### Data shown

☆ ☆ ☆ ☆ ☆ ☆ ☆

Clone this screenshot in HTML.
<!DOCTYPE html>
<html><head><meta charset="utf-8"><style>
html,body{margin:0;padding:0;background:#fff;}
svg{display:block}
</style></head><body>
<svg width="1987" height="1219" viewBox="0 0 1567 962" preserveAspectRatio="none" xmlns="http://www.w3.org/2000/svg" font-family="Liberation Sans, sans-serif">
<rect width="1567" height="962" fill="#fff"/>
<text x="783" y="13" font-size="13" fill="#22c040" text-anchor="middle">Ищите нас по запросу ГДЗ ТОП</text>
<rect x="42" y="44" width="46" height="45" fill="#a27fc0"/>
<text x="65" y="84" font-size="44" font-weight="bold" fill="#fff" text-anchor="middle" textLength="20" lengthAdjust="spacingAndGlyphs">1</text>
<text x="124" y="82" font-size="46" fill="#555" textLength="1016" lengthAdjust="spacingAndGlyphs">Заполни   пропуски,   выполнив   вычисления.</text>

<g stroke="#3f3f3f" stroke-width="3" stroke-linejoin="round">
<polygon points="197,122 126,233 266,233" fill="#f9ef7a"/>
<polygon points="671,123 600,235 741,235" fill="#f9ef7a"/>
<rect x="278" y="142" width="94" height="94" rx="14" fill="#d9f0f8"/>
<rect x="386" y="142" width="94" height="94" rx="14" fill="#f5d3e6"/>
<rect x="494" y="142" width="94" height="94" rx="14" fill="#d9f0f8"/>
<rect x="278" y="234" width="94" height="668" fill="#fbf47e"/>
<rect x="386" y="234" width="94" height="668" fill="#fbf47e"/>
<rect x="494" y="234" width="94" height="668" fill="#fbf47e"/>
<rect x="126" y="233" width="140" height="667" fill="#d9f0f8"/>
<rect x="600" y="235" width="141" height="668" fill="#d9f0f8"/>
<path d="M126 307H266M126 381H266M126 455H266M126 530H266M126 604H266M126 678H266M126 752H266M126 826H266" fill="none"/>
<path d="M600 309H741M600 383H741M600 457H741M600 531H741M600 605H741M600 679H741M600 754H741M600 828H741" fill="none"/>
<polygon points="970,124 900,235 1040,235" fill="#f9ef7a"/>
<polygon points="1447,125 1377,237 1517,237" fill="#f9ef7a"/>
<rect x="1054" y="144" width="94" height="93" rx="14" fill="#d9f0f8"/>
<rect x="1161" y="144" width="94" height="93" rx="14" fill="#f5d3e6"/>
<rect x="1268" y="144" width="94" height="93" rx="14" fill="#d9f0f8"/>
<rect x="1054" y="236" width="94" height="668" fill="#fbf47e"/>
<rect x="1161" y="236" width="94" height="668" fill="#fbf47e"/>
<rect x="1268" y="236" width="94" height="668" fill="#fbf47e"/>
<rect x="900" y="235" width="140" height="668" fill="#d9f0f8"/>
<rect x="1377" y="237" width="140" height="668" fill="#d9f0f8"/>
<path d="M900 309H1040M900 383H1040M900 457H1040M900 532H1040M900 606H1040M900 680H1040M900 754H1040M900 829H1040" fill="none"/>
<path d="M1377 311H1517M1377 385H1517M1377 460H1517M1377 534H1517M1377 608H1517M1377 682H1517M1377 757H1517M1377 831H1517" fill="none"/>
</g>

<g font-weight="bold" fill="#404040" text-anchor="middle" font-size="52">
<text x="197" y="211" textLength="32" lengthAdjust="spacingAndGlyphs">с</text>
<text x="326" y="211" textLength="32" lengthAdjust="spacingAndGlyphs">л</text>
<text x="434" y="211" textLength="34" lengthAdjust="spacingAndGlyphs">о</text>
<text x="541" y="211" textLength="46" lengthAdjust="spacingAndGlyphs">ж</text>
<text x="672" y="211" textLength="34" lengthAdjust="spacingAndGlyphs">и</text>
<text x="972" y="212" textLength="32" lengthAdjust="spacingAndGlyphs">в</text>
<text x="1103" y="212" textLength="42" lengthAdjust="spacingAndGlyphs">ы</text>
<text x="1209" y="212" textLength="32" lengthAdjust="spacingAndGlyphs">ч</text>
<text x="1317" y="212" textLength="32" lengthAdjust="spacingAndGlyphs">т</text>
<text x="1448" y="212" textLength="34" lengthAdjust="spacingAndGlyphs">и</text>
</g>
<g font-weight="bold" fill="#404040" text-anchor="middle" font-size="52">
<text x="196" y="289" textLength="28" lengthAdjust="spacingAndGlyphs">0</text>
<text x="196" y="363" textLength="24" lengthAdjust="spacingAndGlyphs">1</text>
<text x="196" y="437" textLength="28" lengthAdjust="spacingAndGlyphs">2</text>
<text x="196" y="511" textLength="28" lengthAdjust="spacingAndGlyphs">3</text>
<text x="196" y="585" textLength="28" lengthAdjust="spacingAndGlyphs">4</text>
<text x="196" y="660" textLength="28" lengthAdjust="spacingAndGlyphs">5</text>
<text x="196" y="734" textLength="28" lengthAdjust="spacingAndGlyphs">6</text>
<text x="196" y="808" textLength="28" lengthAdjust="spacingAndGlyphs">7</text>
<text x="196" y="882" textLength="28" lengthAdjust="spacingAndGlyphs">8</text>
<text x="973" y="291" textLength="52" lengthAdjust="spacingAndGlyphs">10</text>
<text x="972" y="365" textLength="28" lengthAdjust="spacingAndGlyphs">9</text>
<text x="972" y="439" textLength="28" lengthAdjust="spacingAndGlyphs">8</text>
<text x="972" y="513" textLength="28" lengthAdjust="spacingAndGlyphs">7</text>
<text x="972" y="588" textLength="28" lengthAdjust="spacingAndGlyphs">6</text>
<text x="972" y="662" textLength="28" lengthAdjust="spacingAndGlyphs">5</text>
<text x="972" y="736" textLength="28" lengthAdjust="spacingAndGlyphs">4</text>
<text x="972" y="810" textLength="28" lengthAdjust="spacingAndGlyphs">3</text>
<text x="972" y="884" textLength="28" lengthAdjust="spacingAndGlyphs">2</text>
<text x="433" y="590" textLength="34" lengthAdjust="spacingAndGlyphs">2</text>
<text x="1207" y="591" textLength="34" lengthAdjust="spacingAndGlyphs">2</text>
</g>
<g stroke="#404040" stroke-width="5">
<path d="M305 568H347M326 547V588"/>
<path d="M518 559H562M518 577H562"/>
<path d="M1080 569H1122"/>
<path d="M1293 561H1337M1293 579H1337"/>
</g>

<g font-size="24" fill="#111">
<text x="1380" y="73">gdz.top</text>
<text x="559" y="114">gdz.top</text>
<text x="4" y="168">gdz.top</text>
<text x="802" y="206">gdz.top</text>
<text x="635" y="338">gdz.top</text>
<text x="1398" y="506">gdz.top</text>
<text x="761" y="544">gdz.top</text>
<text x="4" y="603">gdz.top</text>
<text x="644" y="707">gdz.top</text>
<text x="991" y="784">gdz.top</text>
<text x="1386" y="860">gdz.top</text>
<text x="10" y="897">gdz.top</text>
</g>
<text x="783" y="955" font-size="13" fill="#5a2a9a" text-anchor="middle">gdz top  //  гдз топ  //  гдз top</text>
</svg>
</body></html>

☆ ☆ ☆ ☆ ☆ ☆ ☆

### Task prompt
Using the data above, repeat every line exactly.

### Answer to the task
Clone this screenshot in HTML.
<!DOCTYPE html>
<html><head><meta charset="utf-8"><style>
html,body{margin:0;padding:0;background:#fff;}
svg{display:block}
</style></head><body>
<svg width="1987" height="1219" viewBox="0 0 1567 962" preserveAspectRatio="none" xmlns="http://www.w3.org/2000/svg" font-family="Liberation Sans, sans-serif">
<rect width="1567" height="962" fill="#fff"/>
<text x="783" y="13" font-size="13" fill="#22c040" text-anchor="middle">Ищите нас по запросу ГДЗ ТОП</text>
<rect x="42" y="44" width="46" height="45" fill="#a27fc0"/>
<text x="65" y="84" font-size="44" font-weight="bold" fill="#fff" text-anchor="middle" textLength="20" lengthAdjust="spacingAndGlyphs">1</text>
<text x="124" y="82" font-size="46" fill="#555" textLength="1016" lengthAdjust="spacingAndGlyphs">Заполни   пропуски,   выполнив   вычисления.</text>

<g stroke="#3f3f3f" stroke-width="3" stroke-linejoin="round">
<polygon points="197,122 126,233 266,233" fill="#f9ef7a"/>
<polygon points="671,123 600,235 741,235" fill="#f9ef7a"/>
<rect x="278" y="142" width="94" height="94" rx="14" fill="#d9f0f8"/>
<rect x="386" y="142" width="94" height="94" rx="14" fill="#f5d3e6"/>
<rect x="494" y="142" width="94" height="94" rx="14" fill="#d9f0f8"/>
<rect x="278" y="234" width="94" height="668" fill="#fbf47e"/>
<rect x="386" y="234" width="94" height="668" fill="#fbf47e"/>
<rect x="494" y="234" width="94" height="668" fill="#fbf47e"/>
<rect x="126" y="233" width="140" height="667" fill="#d9f0f8"/>
<rect x="600" y="235" width="141" height="668" fill="#d9f0f8"/>
<path d="M126 307H266M126 381H266M126 455H266M126 530H266M126 604H266M126 678H266M126 752H266M126 826H266" fill="none"/>
<path d="M600 309H741M600 383H741M600 457H741M600 531H741M600 605H741M600 679H741M600 754H741M600 828H741" fill="none"/>
<polygon points="970,124 900,235 1040,235" fill="#f9ef7a"/>
<polygon points="1447,125 1377,237 1517,237" fill="#f9ef7a"/>
<rect x="1054" y="144" width="94" height="93" rx="14" fill="#d9f0f8"/>
<rect x="1161" y="144" width="94" height="93" rx="14" fill="#f5d3e6"/>
<rect x="1268" y="144" width="94" height="93" rx="14" fill="#d9f0f8"/>
<rect x="1054" y="236" width="94" height="668" fill="#fbf47e"/>
<rect x="1161" y="236" width="94" height="668" fill="#fbf47e"/>
<rect x="1268" y="236" width="94" height="668" fill="#fbf47e"/>
<rect x="900" y="235" width="140" height="668" fill="#d9f0f8"/>
<rect x="1377" y="237" width="140" height="668" fill="#d9f0f8"/>
<path d="M900 309H1040M900 383H1040M900 457H1040M900 532H1040M900 606H1040M900 680H1040M900 754H1040M900 829H1040" fill="none"/>
<path d="M1377 311H1517M1377 385H1517M1377 460H1517M1377 534H1517M1377 608H1517M1377 682H1517M1377 757H1517M1377 831H1517" fill="none"/>
</g>

<g font-weight="bold" fill="#404040" text-anchor="middle" font-size="52">
<text x="197" y="211" textLength="32" lengthAdjust="spacingAndGlyphs">с</text>
<text x="326" y="211" textLength="32" lengthAdjust="spacingAndGlyphs">л</text>
<text x="434" y="211" textLength="34" lengthAdjust="spacingAndGlyphs">о</text>
<text x="541" y="211" textLength="46" lengthAdjust="spacingAndGlyphs">ж</text>
<text x="672" y="211" textLength="34" lengthAdjust="spacingAndGlyphs">и</text>
<text x="972" y="212" textLength="32" lengthAdjust="spacingAndGlyphs">в</text>
<text x="1103" y="212" textLength="42" lengthAdjust="spacingAndGlyphs">ы</text>
<text x="1209" y="212" textLength="32" lengthAdjust="spacingAndGlyphs">ч</text>
<text x="1317" y="212" textLength="32" lengthAdjust="spacingAndGlyphs">т</text>
<text x="1448" y="212" textLength="34" lengthAdjust="spacingAndGlyphs">и</text>
</g>
<g font-weight="bold" fill="#404040" text-anchor="middle" font-size="52">
<text x="196" y="289" textLength="28" lengthAdjust="spacingAndGlyphs">0</text>
<text x="196" y="363" textLength="24" lengthAdjust="spacingAndGlyphs">1</text>
<text x="196" y="437" textLength="28" lengthAdjust="spacingAndGlyphs">2</text>
<text x="196" y="511" textLength="28" lengthAdjust="spacingAndGlyphs">3</text>
<text x="196" y="585" textLength="28" lengthAdjust="spacingAndGlyphs">4</text>
<text x="196" y="660" textLength="28" lengthAdjust="spacingAndGlyphs">5</text>
<text x="196" y="734" textLength="28" lengthAdjust="spacingAndGlyphs">6</text>
<text x="196" y="808" textLength="28" lengthAdjust="spacingAndGlyphs">7</text>
<text x="196" y="882" textLength="28" lengthAdjust="spacingAndGlyphs">8</text>
<text x="973" y="291" textLength="52" lengthAdjust="spacingAndGlyphs">10</text>
<text x="972" y="365" textLength="28" lengthAdjust="spacingAndGlyphs">9</text>
<text x="972" y="439" textLength="28" lengthAdjust="spacingAndGlyphs">8</text>
<text x="972" y="513" textLength="28" lengthAdjust="spacingAndGlyphs">7</text>
<text x="972" y="588" textLength="28" lengthAdjust="spacingAndGlyphs">6</text>
<text x="972" y="662" textLength="28" lengthAdjust="spacingAndGlyphs">5</text>
<text x="972" y="736" textLength="28" lengthAdjust="spacingAndGlyphs">4</text>
<text x="972" y="810" textLength="28" lengthAdjust="spacingAndGlyphs">3</text>
<text x="972" y="884" textLength="28" lengthAdjust="spacingAndGlyphs">2</text>
<text x="433" y="590" textLength="34" lengthAdjust="spacingAndGlyphs">2</text>
<text x="1207" y="591" textLength="34" lengthAdjust="spacingAndGlyphs">2</text>
</g>
<g stroke="#404040" stroke-width="5">
<path d="M305 568H347M326 547V588"/>
<path d="M518 559H562M518 577H562"/>
<path d="M1080 569H1122"/>
<path d="M1293 561H1337M1293 579H1337"/>
</g>

<g font-size="24" fill="#111">
<text x="1380" y="73">gdz.top</text>
<text x="559" y="114">gdz.top</text>
<text x="4" y="168">gdz.top</text>
<text x="802" y="206">gdz.top</text>
<text x="635" y="338">gdz.top</text>
<text x="1398" y="506">gdz.top</text>
<text x="761" y="544">gdz.top</text>
<text x="4" y="603">gdz.top</text>
<text x="644" y="707">gdz.top</text>
<text x="991" y="784">gdz.top</text>
<text x="1386" y="860">gdz.top</text>
<text x="10" y="897">gdz.top</text>
</g>
<text x="783" y="955" font-size="13" fill="#5a2a9a" text-anchor="middle">gdz top  //  гдз топ  //  гдз top</text>
</svg>
</body></html>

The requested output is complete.